Data for this task
####################
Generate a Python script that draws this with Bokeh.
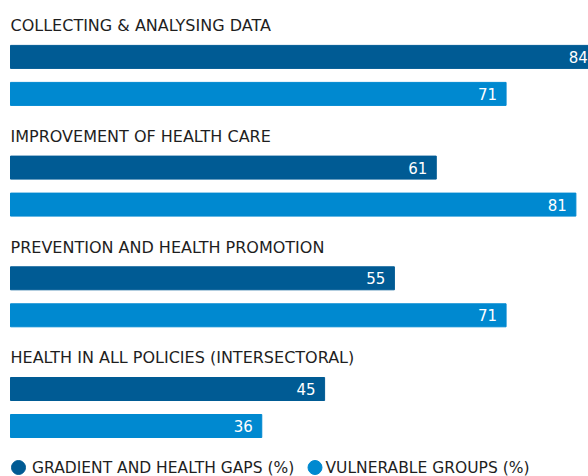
from bokeh.plotting import figure
from bokeh.models import Range1d, ColumnDataSource
from bokeh.core.properties import value
from bokeh.embed import file_html
from bokeh.resources import INLINE

categories = ["COLLECTING & ANALYSING DATA", "IMPROVEMENT OF HEALTH CARE",
              "PREVENTION AND HEALTH PROMOTION", "HEALTH IN ALL POLICIES (INTERSECTORAL)"]
gradient_gaps = [84, 61, 55, 45]
vulnerable_groups = [71, 81, 71, 36]
series_names = ["GRADIENT AND HEALTH GAPS (%)", "VULNERABLE GROUPS (%)"]
colors = ["#005b94", "#0089d0"]

FONT = "DejaVu Sans"
W, H = 588, 476
PX = 6.98          # pixels per percentage point
X0 = 10            # px from frame left to bar start
GROUP = 110.7      # px per category group
TITLE_Y = 25.3     # px from frame top to first title centre
BAR1_Y = 56.4
BAR2_Y = 93.4
BAR_H = 23

p = figure(width=W, height=H, output_backend="svg", toolbar_location=None,
           x_range=Range1d(-X0 / PX, (W - X0) / PX), y_range=Range1d(H, 0),
           min_border=0, outline_line_color=None)
p.axis.visible = False
p.grid.visible = False
p.background_fill_color = "white"
p.border_fill_color = "white"

n = len(categories)
title_y = [TITLE_Y + GROUP * i for i in range(n)]
y1 = [BAR1_Y + GROUP * i for i in range(n)]
y2 = [BAR2_Y + GROUP * i for i in range(n)]

p.text(x=[0] * n, y=title_y, text=categories, text_font=value(FONT),
       text_font_size="16px", text_color="#1e1e1e", text_baseline="middle",
       text_align="left")

for ys, vals, col in [(y1, gradient_gaps, colors[0]), (y2, vulnerable_groups, colors[1])]:
    src = ColumnDataSource(dict(y=ys, v=vals, lab=[str(v) for v in vals]))
    p.hbar(y="y", left=0, right="v", height=BAR_H, color=col, source=src)
    p.text(x="v", y="y", text="lab", source=src, x_offset=-9, text_align="right",
           text_baseline="middle", text_font=value(FONT), text_font_size="15px",
           text_color="white")

# legend
leg_y = 467
leg_marker_x = [(18 - X0) / PX, (314.5 - X0) / PX]
leg_text_x = [(31.5 - X0) / PX, (325 - X0) / PX]
p.scatter(x=leg_marker_x, y=[leg_y] * 2, size=14, color=colors, marker="circle")
p.text(x=leg_text_x, y=[leg_y] * 2, text=series_names, text_font=value(FONT),
       text_font_size="15.5px", text_color="#1e1e1e", text_baseline="middle",
       text_align="left")

open("out.html", "w").write(file_html(p, INLINE))
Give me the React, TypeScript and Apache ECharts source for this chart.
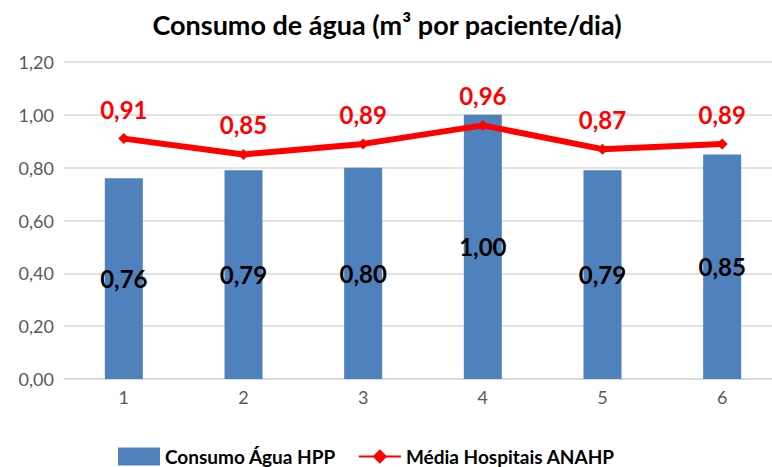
import React, { useEffect, useRef } from "react";
import * as echarts from "echarts";

const categories = ["1", "2", "3", "4", "5", "6"];
const consumoHPP = [0.76, 0.79, 0.8, 1.0, 0.79, 0.85];
const mediaANAHP = [0.91, 0.85, 0.89, 0.96, 0.87, 0.89];
const yTicks = { min: 0, max: 1.2, interval: 0.2 };

const fmt = (v: number) => v.toFixed(2).replace(".", ",");
const FONT = "Lato";

export default function App() {
  const ref = useRef<HTMLDivElement>(null);
  useEffect(() => {
    if (!ref.current) return;
    const chart = echarts.init(ref.current, undefined, { renderer: "svg" });
    chart.setOption({
      animation: false,
      backgroundColor: "#ffffff",
      title: {
        text: "Consumo de água (m³ por paciente/dia)",
        left: 382,
        textAlign: "center",
        top: 6,
        textStyle: { fontFamily: FONT, fontWeight: "bold", fontSize: 27, color: "#000" },
      },
      grid: {
        left: 64,
        width: 718,
        top: 62,
        bottom: 88,
        containLabel: false,
        outerBoundsMode: "none",
      },
      legend: {
        left: 113,
        top: 442,
        itemWidth: 42,
        itemHeight: 18,
        itemGap: 22,
        textStyle: {
          fontFamily: FONT,
          fontSize: 19,
          fontWeight: "bold",
          color: "#000",
          lineHeight: 18,
        },
        data: [
          { name: "Consumo Água HPP", icon: "rect" },
          { name: "Média Hospitais ANAHP" },
        ],
      },
      xAxis: {
        type: "category",
        data: categories,
        axisLine: { lineStyle: { color: "#d9d9d9", width: 1.5 } },
        axisTick: { show: false },
        axisLabel: { fontFamily: FONT, fontSize: 18, color: "#595959", margin: 9 },
      },
      yAxis: {
        type: "value",
        min: yTicks.min,
        max: yTicks.max,
        interval: yTicks.interval,
        axisLabel: {
          fontFamily: FONT,
          fontSize: 18,
          color: "#595959",
          margin: 10,
          formatter: (v: number) => fmt(v),
        },
        splitLine: { lineStyle: { color: "#d9d9d9", width: 1.5 } },
        axisLine: { show: false },
        axisTick: { show: false },
      },
      series: [
        {
          name: "Consumo Água HPP",
          type: "bar",
          data: consumoHPP,
          barWidth: 38,
          itemStyle: { color: "#4f81bd" },
          label: {
            show: true,
            position: "inside",
            fontFamily: FONT,
            fontWeight: "bold",
            fontSize: 24,
            color: "#000",
            formatter: (p: any) => fmt(p.value),
          },
        },
        {
          name: "Média Hospitais ANAHP",
          type: "line",
          data: mediaANAHP,
          symbol: "diamond",
          symbolSize: 11,
          lineStyle: { color: "#ff0000", width: 6 },
          itemStyle: { color: "#ff0000" },
          label: {
            show: true,
            position: "top",
            distance: 12,
            fontFamily: FONT,
            fontWeight: "bold",
            fontSize: 24,
            color: "#ff0000",
            formatter: (p: any) => fmt(p.value),
          },
        },
      ],
    });
    return () => chart.dispose();
  }, []);
  return (
    <div
      ref={ref}
      style={{ position: "fixed", left: 0, top: 0, width: 772, height: 467 }}
    />
  );
}
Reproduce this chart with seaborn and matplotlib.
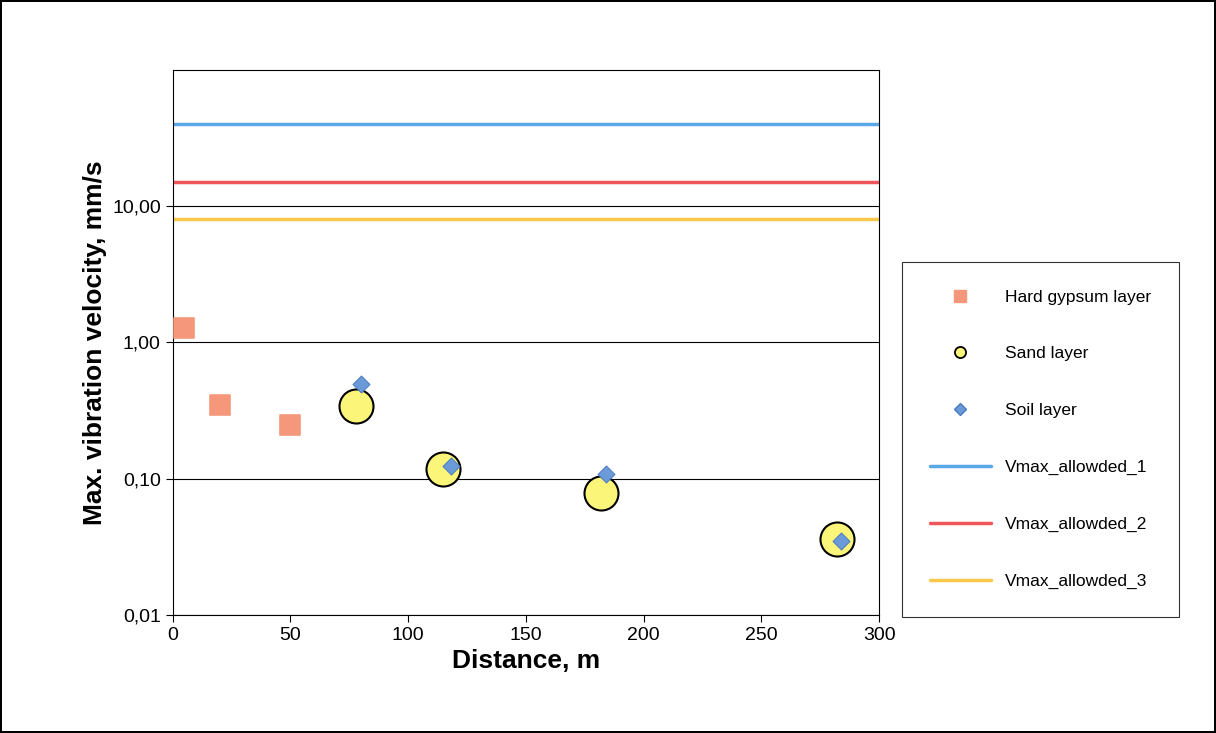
import matplotlib
matplotlib.use("Agg")
import matplotlib.pyplot as plt
import seaborn as sns
import pandas as pd
from matplotlib.lines import Line2D
from matplotlib.ticker import FixedLocator, FixedFormatter, NullLocator

# ------------------------------------------------------------
# Data
# ------------------------------------------------------------
gypsum_x = [5, 20, 50]
gypsum_v = [1.28, 0.35, 0.25]

sand_x = [78, 115, 182, 282]
sand_v = [0.34, 0.118, 0.079, 0.036]

soil_x = [80, 118, 184, 284]
soil_v = [0.50, 0.125, 0.108, 0.035]

limit_x = [0, 300]
limits = {"Vmax_allowded_1": 40.0, "Vmax_allowded_2": 15.0, "Vmax_allowded_3": 8.0}
limit_colors = ["#5aa9e6", "#f0555a", "#f7c84a"]

ytick_vals = [0.01, 0.1, 1, 10]
ytick_labels = ["0,01", "0,10", "1,00", "10,00"]

# ------------------------------------------------------------
# Plot
# ------------------------------------------------------------
sns.set_style("white")
plt.rcParams["font.family"] = ["Liberation Sans", "DejaVu Sans"]

fig = plt.figure(figsize=(12.16, 7.33), dpi=100)
fig.patch.set_edgecolor("black")
fig.patch.set_linewidth(1.5)
ax = fig.add_axes([0.142, 0.161, 0.581, 0.7435])

sns.scatterplot(x=gypsum_x, y=gypsum_v, marker="s", s=210, color="#f4977a",
                edgecolor="#f4977a", ax=ax, zorder=3)
sns.scatterplot(x=sand_x, y=sand_v, marker="o", s=600, color="#fbf57a",
                edgecolor="black", linewidth=1.5, ax=ax, zorder=3)
sns.scatterplot(x=soil_x, y=soil_v, marker="D", s=75, color="#6a9ad8",
                edgecolor="#4a7ac0", ax=ax, zorder=4)

for (name, val), c in zip(limits.items(), limit_colors):
    df = pd.DataFrame({"x": limit_x, "y": [val, val]})
    sns.lineplot(data=df, x="x", y="y", color=c, linewidth=2.5, ax=ax, zorder=2)

ax.set_yscale("log")
ax.set_xlim(0, 300)
ax.set_ylim(0.01, 100)
ax.yaxis.set_major_locator(FixedLocator(ytick_vals))
ax.yaxis.set_major_formatter(FixedFormatter(ytick_labels))
ax.yaxis.set_minor_locator(NullLocator())
ax.set_xticks(range(0, 301, 50))
ax.grid(axis="y", color="black", linewidth=0.8)
ax.tick_params(axis="both", labelsize=14, length=5, direction="out",
               left=True, bottom=True, colors="black")
for s in ax.spines.values():
    s.set_color("black")
    s.set_linewidth(0.8)

ax.set_xlabel("Distance, m", fontsize=19, fontweight="bold", color="black")
ax.set_ylabel("Max. vibration velocity, mm/s", fontsize=19, fontweight="bold", color="black")

handles = [
    Line2D([], [], ls="", marker="s", ms=8, color="#f4977a", label="Hard gypsum layer"),
    Line2D([], [], ls="", marker="o", ms=8, mfc="#fbf57a", mec="black", mew=1.3, label="Sand layer"),
    Line2D([], [], ls="", marker="D", ms=6, mfc="#6a9ad8", mec="#4a7ac0", label="Soil layer"),
]
for (name, val), c in zip(limits.items(), limit_colors):
    handles.append(Line2D([], [], color=c, lw=2.5, label=name))

leg = fig.legend(handles=handles, loc="upper left", bbox_to_anchor=(0.742, 0.643),
                 borderaxespad=0, fontsize=12.5, frameon=True, fancybox=False,
                 edgecolor="black", labelspacing=2.4, borderpad=1.6, handlelength=3.5,
                 handletextpad=0.8, labelcolor="black")
leg.get_frame().set_linewidth(0.8)

fig.savefig("out.png", dpi=100, edgecolor=fig.get_edgecolor())
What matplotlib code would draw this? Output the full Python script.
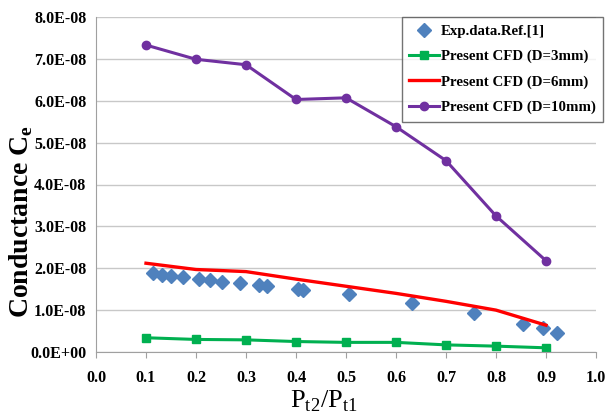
####################
Restate word for word only the lines from where the entries begin through the one with "from bokeh.resources import INLINE"; omit the pictures.

Generate a Python script that draws this with Bokeh.
from bokeh.plotting import figure
from bokeh.models import Range1d, ColumnDataSource
from bokeh.core.properties import value
from bokeh.embed import file_html
from bokeh.resources import INLINE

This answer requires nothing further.